It usually comes as a shock when people realize how many hours a week lawyers commit to their practices. A day in the life of a lawyer is anything but a nine-to-five routine with an hour or more for a leisurely lunch. Bloomberg View reported that an attorney at a large law firm works anywhere from 50 to 60 hours a week on average. The long hours are the result of the obligations the practice of law imposes on an attorney.
The image people have of an attorney heading to court in the morning and spending the remainder of the day engaged in a trial before a panel of jurors or arguing a motion or an appeal in front of a judge has probably been shaped by what they see on television or in the movies. The reality of a lawyer’s daily routine can be quite different from those dramatized portrayals. Here is a look into a day in the life of the average attorney in private practice.
Starting the day
The activities in a typical day in the life of a lawyer are largely shaped by the area of law in which the individual focuses their practice. Attorneys practicing personal injury law or workers’ compensation will spend more of their time in courtrooms or at administrative hearings than lawyers who concentrate in business law or real property.
One common trait among attorneys, regardless of their area of practice, is the habit of being the first, or one of the first, to arrive in the office each morning. Ask a group of lawyers in private practice to describe their most productive time of the day, and most of them will probably say it’s the early morning, before their offices officially open for business.
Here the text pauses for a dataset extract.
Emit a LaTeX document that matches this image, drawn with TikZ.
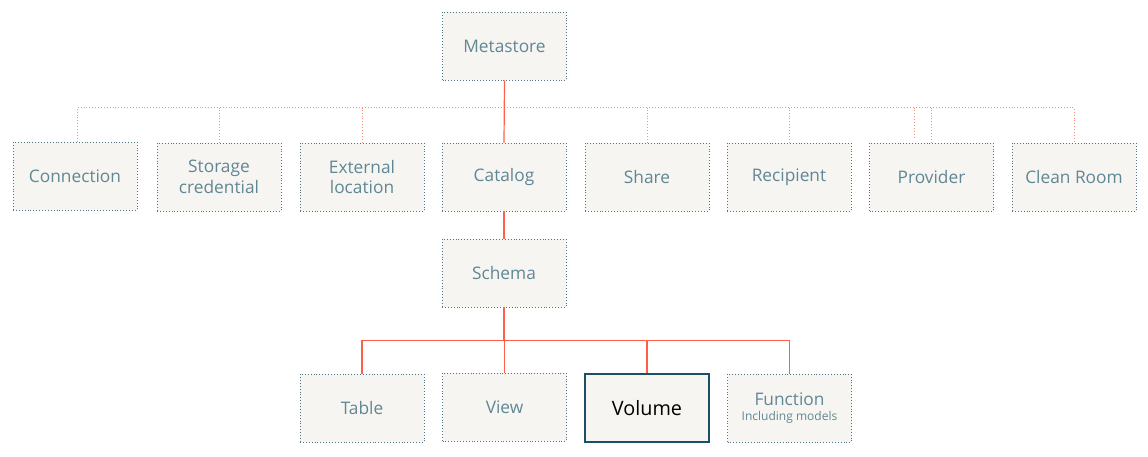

Early morning in a law office is when the phones are not ringing, clients are not scheduled for appointments, and the other distractions that arise throughout the day are absent. This is when lawyers can catch up on reading and responding to emails and other forms of correspondence or, particularly for attorneys practicing in multi-attorney law firms, they can use the early morning hours to catch up on messages and memos from paralegals and other attorneys giving or seeking updates on pending cases.
For attorneys whose practices take them to court or to administrative hearings, the hours before the rest of the office staff arrives and the lawyer heads out the door is an excellent time to conduct a last-minute review of the cases on the court docket or hearing calendar for the day. It is also an opportunity to review the status of some of the pending cases in the office to make certain whatever needs to be accomplished to move them along is being done by the attorney, paralegals, or others working in the office.
Some attorneys use the early morning hours to focus on doing the legal research of the laws and case decisions that goes into the preparation of each case. This might also be the time the lawyer prepares motions, memorandums of law, pleadings, and other legal documents required for the cases on which they are working.
Even though emails and text messaging seem to have replaced telephone conversations as the preferred method of communication for most of the population, phone calls continue to play a key role in a day in the life of a lawyer. For example, the typical personal injury attorney and workers’ compensation lawyer must set aside time each day to make or return calls, particularly to the following:
- Clients: The use of letters or emails to update clients about the status of their cases will not replace a telephone call from the attorney to answer client questions or to respond to concerns a client might have about a case.
- Claims adjusters: Insurance claims adjusters are busy people, so getting them on the phone to discuss a case may not come about without leaving messages and returning their calls. Speaking to adjusters is the only way personal injury or workers’ compensation attorneys can settle cases on behalf of clients.
- Attorneys: It is important for a lawyer, regardless of the area of law in which they practice, to discuss cases with co-counsel or opposing counsel. Attorneys might see each other in court or at administrative agencies, but it is easier to have a meaningful conversation about a case when it is conducted away from distractions and at a time when both attorneys have access to their case files.
On those days when an attorney is not heading out to court or to an appointment, the time in the office is spent seeing clients, preparing pleadings, reviewing correspondence that comes in, and attending to other matters that need to be completed as part of representing the firm’s clients. There are also other tasks that solo practitioners or partners in law firms must attend to that are related to the running of the practice. These tasks might include:
- Marketing: Attracting new clients to a practice is essential to its existence. The internet has opened the door to a new array of marketing tools that attorneys must become familiar with in order to make the best use of them.
- Personnel and staffing: Hiring and training attorneys and support staff take up a considerable amount of an attorney’s time when it is necessary to add or replace someone.
- Continuing education: Lawyers must take courses to stay current in their knowledge of the laws and thus remain in good standing with their state bar association. For instance, members of the Oregon State Bar must complete 45 hours of continuing legal education every three years to retain the right to practice in the state.
Committed to making a difference
Regardless of the number of hours worked each week or the area of law in they practice, a day in the life of a lawyer is aimed at achieving a favorable result for a client. For personal injury and workers’ compensation lawyers, what an attorney does each day can change a person’s life through a settlement or verdict that provides the money needed to allow the person to recover from an accident and injury.